Although Fidelity said the data was not used for identity theft or other fraudulent activity, it revealed that the employee sold it to a data broker, who then sold it to several direct marketing companies. Fidelity said in a prepared statement that about 2.2 million records stolen from the subsidiary, Certegy Check Services, contained bank account information; 99,000 contained credit card information.

This follows numerous other widely publicized leaks of personal information this year, including the loss of 45.7 million credit and debit card account numbers by the TJX companies in January. According to the Privacy Rights Clearinghouse, nearly 160 million records containing sensitive personal information have been involved in security breaches since the ChoicePoint incident in early 2005.

"I have to admit that I'm not convinced that actual breaches aren't more prevalent," Eric Maiwald, a senior analyst with the Burton Group, told SCMagazine.com. "I'm not at all convinced these didn't happen in the past, there just was no mechanism or requirement for companies to disclose."

Consumers whose data was stolen in the Certegy theft received "marketing solicitations," according to Renz Nichols, president of Certegy. The company said it has "no reason to believe" that any data lost in the breach was used in fraudulent activity.

According to Certegy, the perpetrator was a senior-level database administrator with rights to define and enforce data-access permissions. To avoid detection, the employee removed the information from Certegy's facility via physical devices, not electronic means.

Certegy said it has filed a civil complaint in St. Petersburg, Fla. against the employee, who has since been fired, and the marketing companies involved.

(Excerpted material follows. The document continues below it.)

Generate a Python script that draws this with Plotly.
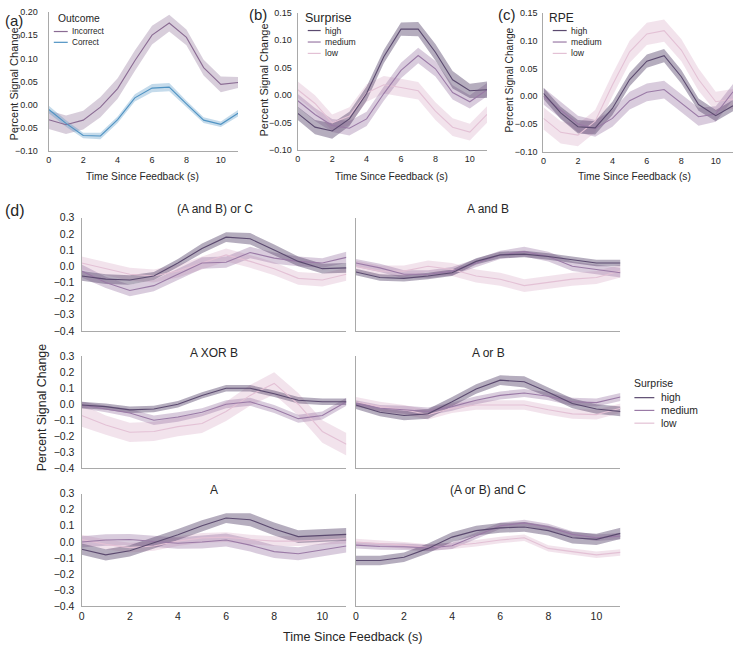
import plotly.graph_objects as go

W, H = 734, 652
FONT = "Liberation Sans, Arial, Helvetica, sans-serif"
TXT = "#262626"
AXC = "#a9a9a9"

# ---------------- data ----------------
time_s = list(range(12))

# (a) Outcome
incorrect_mean = [-0.032, -0.043, -0.033, -0.005, 0.035, 0.095, 0.150, 0.176, 0.145, 0.080, 0.044, 0.048]
incorrect_err = [0.020, 0.020, 0.020, 0.022, 0.022, 0.022, 0.020, 0.018, 0.017, 0.017, 0.017, 0.012]
correct_mean = [-0.010, -0.040, -0.066, -0.067, -0.032, 0.015, 0.036, 0.038, 0.002, -0.033, -0.042, -0.018]
correct_err = [0.008, 0.007, 0.006, 0.007, 0.007, 0.008, 0.009, 0.009, 0.007, 0.006, 0.006, 0.007]

# (b) Surprise
b_high = [-0.033, -0.058, -0.065, -0.043, 0.003, 0.070, 0.120, 0.120, 0.078, 0.028, 0.008, 0.010]
b_high_err = [0.012, 0.013, 0.014, 0.013, 0.013, 0.012, 0.012, 0.013, 0.015, 0.016, 0.013, 0.015]
b_med = [-0.010, -0.035, -0.055, -0.060, -0.043, 0.003, 0.045, 0.072, 0.048, 0.005, -0.012, 0.010]
b_med_err = [0.012, 0.012, 0.012, 0.013, 0.013, 0.013, 0.014, 0.014, 0.014, 0.013, 0.012, 0.012]
b_low = [0.010, -0.015, -0.050, -0.038, 0.004, 0.019, 0.014, 0.008, -0.029, -0.058, -0.067, -0.035]
b_low_err = [0.015, 0.015, 0.015, 0.016, 0.016, 0.016, 0.016, 0.016, 0.016, 0.016, 0.015, 0.015]

# (c) RPE
c_high = [0.005, -0.030, -0.055, -0.057, -0.022, 0.030, 0.063, 0.073, 0.035, -0.015, -0.035, -0.017]
c_high_err = [0.010, 0.011, 0.012, 0.012, 0.012, 0.012, 0.012, 0.012, 0.012, 0.011, 0.010, 0.010]
c_med = [0.000, -0.025, -0.050, -0.058, -0.040, -0.008, 0.007, 0.012, -0.013, -0.037, -0.032, 0.008]
c_med_err = [0.015, 0.015, 0.015, 0.015, 0.015, 0.016, 0.016, 0.016, 0.016, 0.016, 0.014, 0.014]
c_low = [-0.040, -0.065, -0.070, -0.045, 0.020, 0.080, 0.112, 0.118, 0.083, 0.030, -0.010, -0.005]
c_low_err = [0.020, 0.020, 0.020, 0.020, 0.020, 0.020, 0.020, 0.020, 0.020, 0.020, 0.018, 0.018]

# (d) Surprise by rule
d_titles = ["(A and B) or C", "A and B", "A XOR B", "A or B", "A", "(A or B) and C"]

abc_high = [-0.060, -0.080, -0.085, -0.060, 0.020, 0.110, 0.180, 0.170, 0.100, 0.030, -0.015, -0.010]
abc_high_err = [0.030, 0.030, 0.030, 0.025, 0.025, 0.030, 0.030, 0.035, 0.035, 0.030, 0.030, 0.030]
abc_med = [-0.030, -0.100, -0.150, -0.120, -0.050, 0.020, 0.025, 0.085, 0.050, 0.030, 0.020, 0.055]
abc_med_err = [0.040, 0.035, 0.035, 0.035, 0.035, 0.035, 0.035, 0.035, 0.035, 0.030, 0.030, 0.035]
abc_low = [0.020, -0.015, -0.050, -0.060, -0.030, 0.020, 0.070, 0.030, -0.015, -0.075, -0.085, -0.050]
abc_low_err = [0.040, 0.040, 0.040, 0.040, 0.040, 0.040, 0.040, 0.040, 0.040, 0.040, 0.040, 0.040]

ab_high = [-0.036, -0.070, -0.075, -0.060, -0.040, 0.030, 0.070, 0.075, 0.060, 0.040, 0.020, 0.020]
ab_high_err = [0.020, 0.020, 0.020, 0.020, 0.020, 0.020, 0.020, 0.020, 0.020, 0.020, 0.020, 0.020]
ab_med = [0.020, -0.010, -0.050, -0.050, -0.030, 0.020, 0.070, 0.090, 0.060, 0.000, -0.020, -0.040]
ab_med_err = [0.025, 0.025, 0.025, 0.025, 0.025, 0.025, 0.025, 0.030, 0.030, 0.030, 0.030, 0.030]
ab_low = [0.000, -0.030, -0.030, 0.000, -0.020, -0.060, -0.080, -0.120, -0.100, -0.080, -0.070, -0.030]
ab_low_err = [0.035, 0.035, 0.035, 0.035, 0.040, 0.040, 0.040, 0.040, 0.040, 0.040, 0.040, 0.040]

axb_high = [-0.005, -0.015, -0.035, -0.030, 0.000, 0.055, 0.100, 0.100, 0.065, 0.025, 0.015, 0.015]
axb_high_err = [0.020, 0.020, 0.020, 0.020, 0.020, 0.020, 0.020, 0.020, 0.020, 0.020, 0.020, 0.020]
axb_med = [-0.005, -0.030, -0.055, -0.100, -0.080, -0.050, 0.000, 0.015, -0.030, -0.090, -0.070, 0.015]
axb_med_err = [0.020, 0.020, 0.025, 0.030, 0.030, 0.025, 0.025, 0.025, 0.025, 0.025, 0.025, 0.025]
axb_low = [-0.070, -0.130, -0.175, -0.170, -0.140, -0.120, -0.045, 0.055, 0.130, 0.000, -0.170, -0.250]
axb_low_err = [0.070, 0.060, 0.060, 0.060, 0.060, 0.060, 0.060, 0.065, 0.070, 0.070, 0.070, 0.070]

aob_high = [-0.005, -0.050, -0.070, -0.060, 0.015, 0.095, 0.150, 0.140, 0.075, 0.005, -0.030, -0.045]
aob_high_err = [0.025, 0.025, 0.030, 0.030, 0.030, 0.030, 0.030, 0.035, 0.030, 0.030, 0.030, 0.030]
aob_med = [0.005, -0.025, -0.035, -0.045, -0.015, 0.025, 0.055, 0.070, 0.050, 0.015, 0.010, 0.045]
aob_med_err = [0.020, 0.020, 0.025, 0.025, 0.025, 0.025, 0.025, 0.025, 0.025, 0.025, 0.025, 0.025]
aob_low = [0.015, -0.015, -0.035, -0.065, -0.025, -0.005, -0.005, -0.005, -0.035, -0.060, -0.065, -0.025]
aob_low_err = [0.030, 0.030, 0.030, 0.030, 0.030, 0.030, 0.030, 0.030, 0.030, 0.030, 0.030, 0.030]

a_high = [-0.045, -0.080, -0.055, -0.005, 0.045, 0.100, 0.148, 0.138, 0.080, 0.033, 0.040, 0.047]
a_high_err = [0.035, 0.035, 0.035, 0.035, 0.035, 0.035, 0.030, 0.040, 0.040, 0.040, 0.040, 0.040]
a_med = [0.000, 0.012, 0.015, 0.005, -0.008, 0.000, 0.012, -0.020, -0.060, -0.073, -0.050, -0.025]
a_med_err = [0.035, 0.035, 0.035, 0.035, 0.035, 0.040, 0.040, 0.040, 0.040, 0.040, 0.040, 0.040]
a_low = [0.015, -0.015, -0.035, -0.025, 0.005, 0.025, 0.030, 0.015, 0.005, 0.005, 0.012, 0.020]
a_low_err = [0.030, 0.030, 0.030, 0.030, 0.030, 0.030, 0.030, 0.030, 0.030, 0.030, 0.030, 0.030]

aobc_high = [-0.115, -0.115, -0.095, -0.040, 0.030, 0.070, 0.087, 0.093, 0.070, 0.026, 0.016, 0.053]
aobc_high_err = [0.030, 0.030, 0.030, 0.030, 0.030, 0.030, 0.030, 0.030, 0.030, 0.035, 0.035, 0.035]
aobc_med = [-0.020, -0.028, -0.030, -0.037, -0.024, 0.036, 0.100, 0.118, 0.093, 0.047, 0.026, 0.036]
aobc_med_err = [0.020, 0.020, 0.020, 0.020, 0.020, 0.020, 0.020, 0.020, 0.020, 0.020, 0.020, 0.020]
aobc_low = [0.000, -0.008, -0.020, -0.035, -0.024, -0.008, 0.012, 0.026, -0.040, -0.060, -0.080, -0.065]
aobc_low_err = [0.020, 0.020, 0.020, 0.020, 0.020, 0.020, 0.020, 0.020, 0.020, 0.020, 0.020, 0.020]

# tick values
top_xticks = [0, 2, 4, 6, 8, 10]
a_yticks = [-0.10, -0.05, 0.00, 0.05, 0.10, 0.15, 0.20]
bc_yticks = [-0.10, -0.05, 0.00, 0.05, 0.10, 0.15]
d_yticks = [-0.4, -0.3, -0.2, -0.1, 0.0, 0.1, 0.2, 0.3]

# ---------------- styling ----------------
HIGH = "#5b4a6f"
MED = "#9a7aa6"
LOW = "#e3c1d5"
INC = "#8a6b93"
COR = "#4f93c3"


def rgba(hexc, a):
    h = hexc.lstrip("#")
    r, g, b = int(h[0:2], 16), int(h[2:4], 16), int(h[4:6], 16)
    return f"rgba({r},{g},{b},{a})"


def fx(px):
    return px / W


def fy(py):
    return 1 - py / H


def fmt(v, nd):
    s = f"{abs(v):.{nd}f}"
    return ("\u2212" + s) if v < -1e-12 else s


panels = [
    dict(x=(46, 236), y=(6, 148), yr=(-0.10, 0.20), yt=a_yticks, nd=2, xl=True, yl=True,
         tf=9, so=8,
         series=[(incorrect_mean, incorrect_err, INC, 0.33), (correct_mean, correct_err, COR, 0.33)]),
    dict(x=(296, 486), y=(6.7, 147), yr=(-0.10, 0.15), yt=bc_yticks, nd=2, xl=True, yl=True,
         tf=9, so=3,
         series=[(b_low, b_low_err, LOW, 0.45), (b_med, b_med_err, MED, 0.38), (b_high, b_high_err, HIGH, 0.45)]),
    dict(x=(542.7, 733), y=(7, 148.5), yr=(-0.10, 0.15), yt=bc_yticks, nd=2, xl=True, yl=True,
         tf=9, so=3,
         series=[(c_low, c_low_err, LOW, 0.45), (c_med, c_med_err, MED, 0.38), (c_high, c_high_err, HIGH, 0.45)]),
]

d_rows = [(215.7, 331), (356.7, 471), (496.7, 611.7)]
d_cols = [(79, 344.8), (354.3, 620)]
d_series = [
    [(abc_low, abc_low_err), (abc_med, abc_med_err), (abc_high, abc_high_err)],
    [(ab_low, ab_low_err), (ab_med, ab_med_err), (ab_high, ab_high_err)],
    [(axb_low, axb_low_err), (axb_med, axb_med_err), (axb_high, axb_high_err)],
    [(aob_low, aob_low_err), (aob_med, aob_med_err), (aob_high, aob_high_err)],
    [(a_low, a_low_err), (a_med, a_med_err), (a_high, a_high_err)],
    [(aobc_low, aobc_low_err), (aobc_med, aobc_med_err), (aobc_high, aobc_high_err)],
]
for k in range(6):
    r, c = divmod(k, 2)
    (l_m, l_e), (m_m, m_e), (h_m, h_e) = d_series[k]
    panels.append(dict(x=d_cols[c], y=d_rows[r], yr=(-0.4, 0.3), yt=d_yticks, nd=1,
                       xl=(r == 2), yl=(c == 0), tf=10.5, so=4,
                       series=[(l_m, l_e, LOW, 0.45), (m_m, m_e, MED, 0.38), (h_m, h_e, HIGH, 0.45)]))

fig = go.Figure()
layout = {}
for i, p in enumerate(panels):
    n = "" if i == 0 else str(i + 1)
    xa, ya = "x" + n, "y" + n
    for mean, err, col, alpha in p["series"]:
        up = [m + e for m, e in zip(mean, err)]
        lo = [m - e for m, e in zip(mean, err)]
        fig.add_trace(go.Scatter(x=time_s + time_s[::-1], y=up + lo[::-1], fill="toself",
                                 fillcolor=rgba(col, alpha), line=dict(width=0),
                                 mode="lines", hoverinfo="skip", showlegend=False,
                                 xaxis=xa, yaxis=ya))
    for mean, err, col, alpha in p["series"]:
        fig.add_trace(go.Scatter(x=time_s, y=mean, mode="lines", line=dict(color=col, width=1.1),
                                 showlegend=False, xaxis=xa, yaxis=ya))
    layout["xaxis" + n] = dict(domain=[fx(p["x"][0]), fx(p["x"][1])], range=[0, 11],
                               anchor=ya, showline=True, linecolor=AXC, linewidth=1.3,
                               showgrid=False, zeroline=False, ticks="",
                               tickvals=top_xticks, ticktext=[str(v) for v in top_xticks],
                               showticklabels=p["xl"],
                               tickfont=dict(family=FONT, size=p["tf"], color=TXT))
    layout["yaxis" + n] = dict(domain=[fy(p["y"][1]), fy(p["y"][0])], range=list(p["yr"]),
                               anchor=xa, showline=True, linecolor=AXC, linewidth=1.3,
                               showgrid=False, zeroline=False, ticks="",
                               tickvals=p["yt"], ticktext=[fmt(v, p["nd"]) for v in p["yt"]],
                               showticklabels=p["yl"], ticklabelstandoff=p["so"],
                               tickfont=dict(family=FONT, size=p["tf"], color=TXT))

ann = []


def text(s, px, py, size, xanchor="center", angle=0):
    ann.append(dict(text=s, x=fx(px), y=fy(py), xref="paper", yref="paper", showarrow=False,
                    xanchor=xanchor, yanchor="middle", textangle=angle,
                    font=dict(family=FONT, size=size, color=TXT)))


# panel labels
text("(a)", 0, 15, 15, "left")
text("(b)", 245, 9, 15, "left")
text("(c)", 495, 9, 15, "left")
text("(d)", 0, 208, 16, "left")

# axis titles top row
text("Time Since Feedback (s)", 140, 174, 10.2)
text("Time Since Feedback (s)", 390, 174, 10.2)
text("Time Since Feedback (s)", 634, 174, 10.2)
text("Percent Signal Change", 11, 79, 11, angle=-90)
text("Percent Signal Change", 262, 75, 11, angle=-90)
text("Percent Signal Change", 509, 75, 10.2, angle=-90)

# (d) titles and labels
title_pos = [(213, 207), (487, 207), (212, 353), (487, 353), (212, 493), (487, 493)]
for s, (px, py) in zip(d_titles, title_pos):
    text(s, px, py, 12)
text("Time Since Feedback (s)", 351, 643, 12.6)
text("Percent Signal Change", 40, 409, 12.4, angle=-90)

# legends (drawn as key lines + labels)
shapes = []


def legend(title, tsize, tx, ty, entries, x0, x1, tlx, ys, isize):
    text(title, tx, ty, tsize, "left")
    for (lab, col), yy in zip(entries, ys):
        shapes.append(dict(type="line", xref="paper", yref="paper", x0=fx(x0), x1=fx(x1),
                           y0=fy(yy), y1=fy(yy), line=dict(color=col, width=1.2)))
        text(lab, tlx, yy, isize, "left")


surprise_entries = [("high", HIGH), ("medium", MED), ("low", LOW)]
legend("Outcome", 10.3, 53, 13, [("Incorrect", INC), ("Correct", COR)], 51, 65, 67, [26, 37], 8.2)
legend("Surprise", 12.5, 301, 12, surprise_entries, 306, 319, 321, [25, 36.7, 48.3], 8.6)
legend("RPE", 12, 546, 12, surprise_entries, 552, 566, 568, [25, 36.7, 48.3], 8.6)
legend("Surprise", 10.5, 632, 384, surprise_entries, 634, 654, 659, [399, 412, 425], 10.4)

fig.update_layout(width=W, height=H, autosize=False, margin=dict(l=0, r=0, t=0, b=0),
                  paper_bgcolor="white", plot_bgcolor="white", showlegend=False,
                  annotations=ann, shapes=shapes, **layout)
fig.write_html("out.html", config={"displayModeBar": False},
               post_script="document.body.style.margin='0';document.body.style.overflow='hidden';")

"An inside job is a difficult problem, in any case," noted Maiwald. "You have an individual who uses legitimate access to do something beyond what it should be able to do."

"How to prevent this? There's no single answer," he added.

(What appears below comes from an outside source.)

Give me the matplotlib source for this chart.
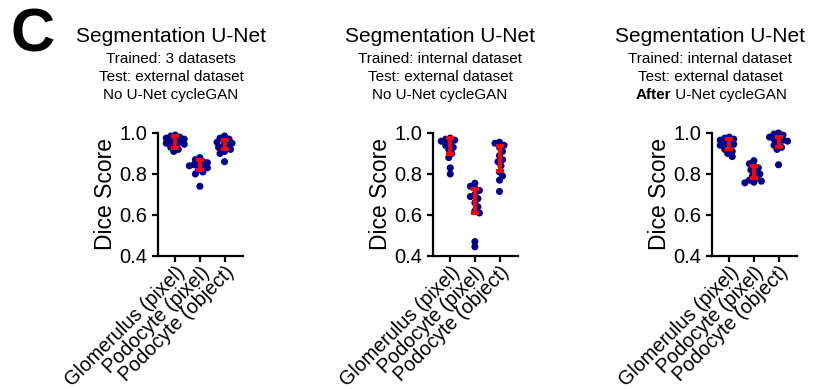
import numpy as np
import matplotlib
matplotlib.use("Agg")
import matplotlib.pyplot as plt

plt.rcParams['font.family'] = ['Liberation Sans', 'DejaVu Sans']

categories = ["Glomerulus (pixel)", "Podocyte (pixel)", "Podocyte (object)"]

p1_glom = [0.99, 0.985, 0.98, 0.975, 0.97, 0.965, 0.96, 0.955, 0.95, 0.945, 0.94, 0.93, 0.92, 0.91]
p1_podpix = [0.88, 0.87, 0.86, 0.855, 0.85, 0.845, 0.84, 0.835, 0.83, 0.82, 0.81, 0.80, 0.74]
p1_podobj = [0.985, 0.975, 0.97, 0.96, 0.955, 0.95, 0.94, 0.935, 0.93, 0.92, 0.91, 0.90, 0.86]
p1_mean = [0.956, 0.844, 0.944]
p1_sd = [0.029, 0.024, 0.022]

p2_glom = [0.975, 0.97, 0.965, 0.96, 0.95, 0.94, 0.93, 0.92, 0.90, 0.88, 0.83, 0.80]
p2_podpix = [0.755, 0.74, 0.73, 0.72, 0.70, 0.69, 0.68, 0.66, 0.64, 0.62, 0.61, 0.47, 0.445]
p2_podobj = [0.955, 0.95, 0.94, 0.93, 0.91, 0.89, 0.87, 0.86, 0.84, 0.81, 0.79, 0.77, 0.715]
p2_mean = [0.937, 0.668, 0.876]
p2_sd = [0.039, 0.058, 0.061]

p3_glom = [0.98, 0.975, 0.97, 0.965, 0.955, 0.95, 0.945, 0.94, 0.93, 0.92, 0.91, 0.90, 0.885]
p3_podpix = [0.865, 0.85, 0.84, 0.83, 0.82, 0.81, 0.80, 0.79, 0.78, 0.77, 0.765, 0.76, 0.757]
p3_podobj = [1.0, 0.995, 0.99, 0.98, 0.975, 0.97, 0.965, 0.96, 0.95, 0.94, 0.93, 0.92, 0.845]
p3_mean = [0.946, 0.81, 0.955]
p3_sd = [0.024, 0.03, 0.025]

titles = ["Segmentation U-Net"] * 3
sub1 = ["Trained: 3 datasets", "Trained: internal dataset", "Trained: internal dataset"]
sub2 = ["Test: external dataset"] * 3
sub3_bold = ["", "", "After"]
sub3_rest = ["No U-Net cycleGAN", "No U-Net cycleGAN", " U-Net cycleGAN"]

yticks = [0.4, 0.6, 0.8, 1.0]
ytick_labels = ["0.4", "0.6", "0.8", "1.0"]

panels = [
    ([p1_glom, p1_podpix, p1_podobj], p1_mean, p1_sd),
    ([p2_glom, p2_podpix, p2_podobj], p2_mean, p2_sd),
    ([p3_glom, p3_podpix, p3_podobj], p3_mean, p3_sd),
]

W, H = 813, 389
fig = plt.figure(figsize=(W / 100, H / 100), dpi=100)

ax_left_px = [158, 433, 712]
title_cx_px = [171, 440, 710]
ax_w_px = 85
ax_bottom_px = 256
ax_top_px = 133

navy = "#00008B"
red = "#FF0000"
sep_px = 4.6
step_px = 1.5


def swarm_offsets(ax, xc, ys, d_px, step):
    # simple beeswarm in pixel space with partial overlap allowed
    trans = ax.transData
    x0_px = trans.transform((xc, 0))[0]
    unit_px = trans.transform((xc + 1, 0))[0] - x0_px
    placed = []
    offs = [0.0] * len(ys)
    order = np.argsort(ys)[::-1]
    for n, i in enumerate(order):
        ypx = trans.transform((xc, ys[i]))[1]
        best = None
        k = 0
        while best is None:
            if k == 0:
                cands = [0.0]
            else:
                cands = [k * step, -k * step] if n % 2 == 0 else [-k * step, k * step]
            for c in cands:
                ok = all((px - c) ** 2 + (py - ypx) ** 2 >= d_px ** 2
                         for (px, py) in placed)
                if ok:
                    best = c
                    break
            k += 1
        placed.append((best, ypx))
        offs[i] = best / unit_px
    return offs


for pi, (groups, means, sds) in enumerate(panels):
    left = ax_left_px[pi] / W
    bottom = 1 - ax_bottom_px / H
    height = (ax_bottom_px - ax_top_px) / H
    ax = fig.add_axes([left, bottom, ax_w_px / W, height])
    ax.set_xlim(-0.7, 2.75)
    ax.set_ylim(0.4, 1.0)
    for s in ["top", "right"]:
        ax.spines[s].set_visible(False)
    for s in ["left", "bottom"]:
        ax.spines[s].set_linewidth(1.6)
    ax.tick_params(axis="both", width=1.6, length=4, direction="out")
    ax.tick_params(axis="x", pad=1)
    ax.set_yticks(yticks)
    ax.set_yticklabels(ytick_labels, fontsize=14.5)
    ax.set_xticks(range(len(categories)))
    ax.set_xticklabels(categories, fontsize=14.2, rotation=45, ha="right",
                       rotation_mode="anchor")
    ax.set_ylabel("Dice Score", fontsize=16.5, labelpad=2)

    for gi, ys in enumerate(groups):
        offs = swarm_offsets(ax, gi, ys, sep_px, step_px)
        xs = [gi + o for o in offs]
        ax.scatter(xs, ys, s=26, color=navy, edgecolors="none", zorder=3,
                   clip_on=False)
        ax.errorbar([gi], [means[gi]], yerr=[sds[gi]], fmt="none", ecolor=red,
                    elinewidth=2.8, capsize=3.2, capthick=2.8, zorder=4)

    cx = title_cx_px[pi] / W
    fig.text(cx, 1 - 37 / H, titles[pi], fontsize=15, ha="center", va="center")
    fig.text(cx, 1 - 59 / H, sub1[pi], fontsize=11, ha="center", va="center")
    fig.text(cx, 1 - 77 / H, sub2[pi], fontsize=11, ha="center", va="center")
    if sub3_bold[pi]:
        t = fig.text(cx, 1 - 95 / H, sub3_bold[pi] + sub3_rest[pi], fontsize=11,
                     ha="center", va="center", alpha=0)
        fig.canvas.draw()
        bb = t.get_window_extent()
        tb = fig.text(bb.x0 / W, 1 - 95 / H, sub3_bold[pi], fontsize=11,
                      fontweight="bold", ha="left", va="center")
        fig.canvas.draw()
        bb2 = tb.get_window_extent()
        fig.text(bb2.x1 / W, 1 - 95 / H, sub3_rest[pi], fontsize=11,
                 ha="left", va="center")
    else:
        fig.text(cx, 1 - 95 / H, sub3_rest[pi], fontsize=11, ha="center",
                 va="center")

fig.text(10 / W, 1 - 36 / H, "C", fontsize=44, fontweight="bold", ha="left",
         va="center")

fig.savefig("out.png", dpi=100)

He suggested companies perform not only pre-hire background checks of employees with access to sensitive data but "periodic, over-time checks," as well. Beyond that, he added, companies can "make sure employees have only least-privileges, and they should be auditing the various actions they're taking, especially [network and database] administrators."

Encrypting traffic in and out of databases containing sensitive data is another strategy financial services companies should consider, he said. That "gets tricky because database or systems administrators generally have lots of access -- access to different types of information is often key to doing their job -- and when you encrypt data to protect it from the prying eyes of administrators, it can [negatively affect] their job."